There it was, my name, scrawled in harsh black ink, staring up at me for the too-thin-to-be-good news envelope. I tossed aside the happy Cookie magazine with its radiant cover girl Christy Turlington smiling her I-have-no-money-woes smile. The ominously light envelope sat a few inches away. I dreaded its message, but knew I’d not have a moment’s peace until I faced the devil inside.

Please, please, please don’t let the holiday season start with a bounced check. But this was foolish, bounced checks come in, machine generated, perforated, insert finger and clide here type envelopes…or so I’ve heard.

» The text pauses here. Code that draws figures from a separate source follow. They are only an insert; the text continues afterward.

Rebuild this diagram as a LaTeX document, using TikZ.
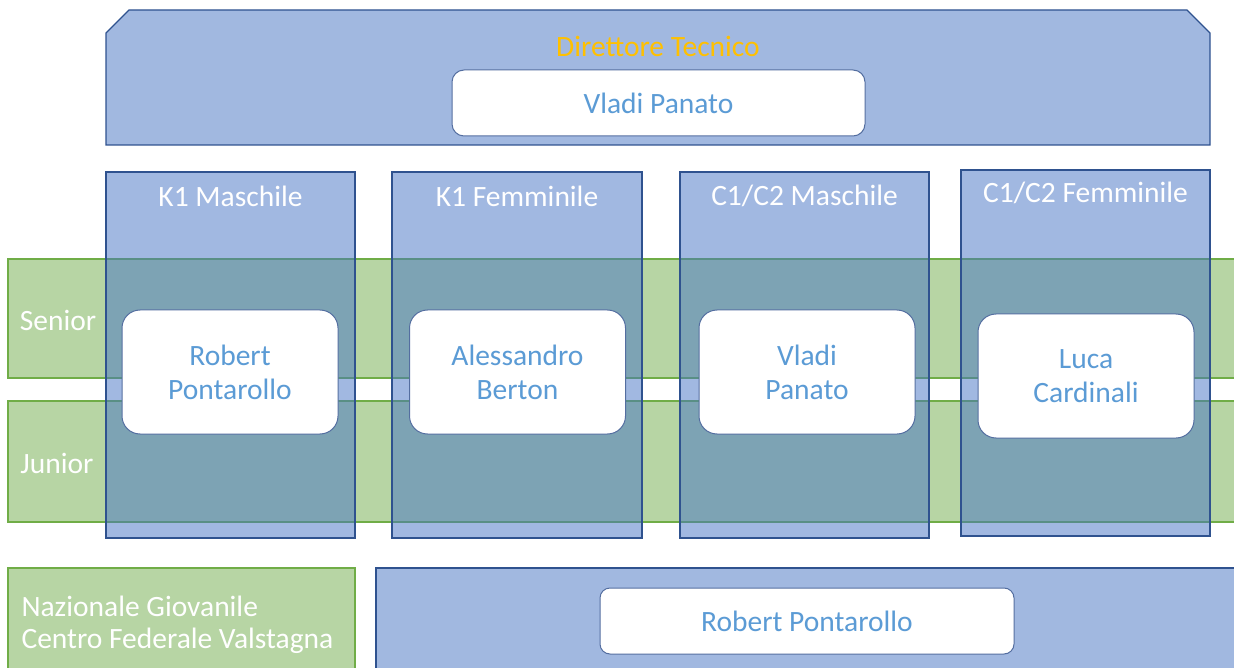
\documentclass[tikz,border=0pt]{standalone}
\usepackage{fontspec}
\setmainfont{Carlito}
\definecolor{fidblue}{RGB}{68,114,196}
\definecolor{fidblueline}{RGB}{47,82,143}
\definecolor{fidbanner}{RGB}{161,184,224}
\definecolor{fidgreen}{RGB}{183,213,164}
\definecolor{fidgreenline}{RGB}{112,173,71}
\definecolor{fidname}{RGB}{91,155,213}
\definecolor{fidyellow}{RGB}{255,192,0}
\definecolor{fidboxline}{RGB}{84,110,160}

\tikzset{
  banner/.style={fill=fidbanner, draw=fidblueline, line width=1.2pt},
  band/.style={fill=fidgreen, draw=fidgreenline, line width=1.2pt},
  column/.style={fill=fidblue, fill opacity=0.5, draw=fidblueline, draw opacity=1, line width=1.2pt},
  namebox/.style={draw=fidboxline, fill=white, rounded corners=18pt, line width=1pt,
    text=fidname, align=center, inner sep=0pt, minimum width=216pt, minimum height=124pt},
  headtext/.style={text=white}
}

\begin{document}
\begin{tikzpicture}[x=1pt,y=-1pt,every node/.style={font=\fontsize{29.5}{34}\selectfont}]
\useasboundingbox (0,0) rectangle (1234,668);
\clip (0,0) rectangle (1234,668);

% Direttore tecnico
\draw[banner] (106,145) -- (106,33) -- (129,10) -- (1187,10) -- (1210,33) -- (1210,145) -- cycle;
\node[text=fidyellow] (dt) at (658,46) {Direttore Tecnico};
\node[namebox, minimum width=413pt, minimum height=66pt, rounded corners=12pt] (dtname) at (658.5,103) {Vladi Panato};

% Senior / Junior bands
\draw[band] (8,259) rectangle (1250,378);
\draw[band] (8,401) rectangle (1250,522);
\node[headtext] (senior) at (58,320) {Senior};
\node[headtext] (junior) at (57,463) {Junior};

% Columns
\draw[column] (106,172) rectangle (355,538);
\draw[column] (392,172) rectangle (642,538);
\draw[column] (680,172) rectangle (929,538);
\draw[column] (961,170) rectangle (1210,536);

\node[headtext] (k1m) at (230.5,196) {K1 Maschile};
\node[headtext] (k1f) at (517,196) {K1 Femminile};
\node[headtext] (c1m) at (804.5,196) {C1/C2 Maschile};
\node[headtext] (c1f) at (1085.5,193) {C1/C2 Femminile};

\node[namebox] (k1mname) at (230,372) {Robert\\Pontarollo};
\node[namebox] (k1fname) at (517.5,372) {Alessandro\\Berton};
\node[namebox] (c1mname) at (807,372) {Vladi\\Panato};
\node[namebox] (c1fname) at (1086,376) {Luca\\Cardinali};

% Nazionale giovanile
\draw[band] (8,568) rectangle (355,690);
\node[headtext, anchor=west, align=left, font=\fontsize{29.5}{32}\selectfont] (ng) at (18,625) {Nazionale Giovanile\\Centro Federale Valstagna};
\draw[banner] (376,568) rectangle (1250,690);
\node[namebox, minimum width=414pt, minimum height=66pt, rounded corners=10pt] (ngname) at (807,621) {Robert Pontarollo};
\end{tikzpicture}
\end{document}
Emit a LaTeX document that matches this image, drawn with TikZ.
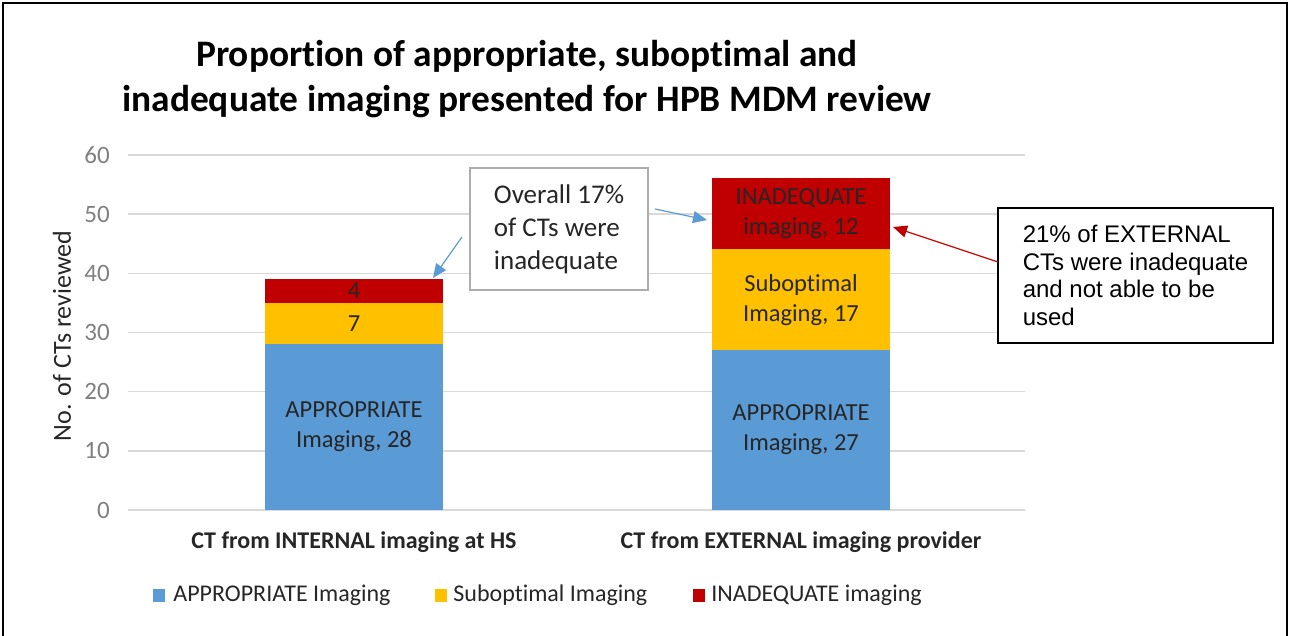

Oh, god, are they breaking up with us? Dropping us as clients? Again, totally foolish, Sean’s business and our personal accounts, as well as our tax accounts and mortgage are through them. We are glory, glory hang-our-portrait-on-a-wall clients.

Screw it, let’s just get it over with. I shook it a bit to get its meager contents to slide to one end, ripped the end off one side and reached in. A small yellow slipped fluttered out.

Great, a correction slip, no doubt I’d thought we had more than we did and the balance forecasting I’d done was all for not because I was figuring everything with more in the account than we actually had. (Are you sensing deeply rooted issues with not having enough money?)

I saw the block letters: CHECKING ACCOUNT BALANCE AMENDMENT.

Shit.
Sigh. Defeated whimper.

Deposit entered as $557.27.
Actually $607.27.
Total credit: $50.00

My hands shook and my belly did flip-flops. I looked at Christy and chuckled, “We’re not so different now, are we?” Then I saw my fuzzy socks, big toe poking out of one, the waist band of my too-short pjs hanging shamelessly beneath my pregnant belly and the lenses of my glasses smudged with Avery’s breakfast.

Christy twinkled back at me, “Not really,” and I thought, “Meh, fifty bucks is fifty bucks.”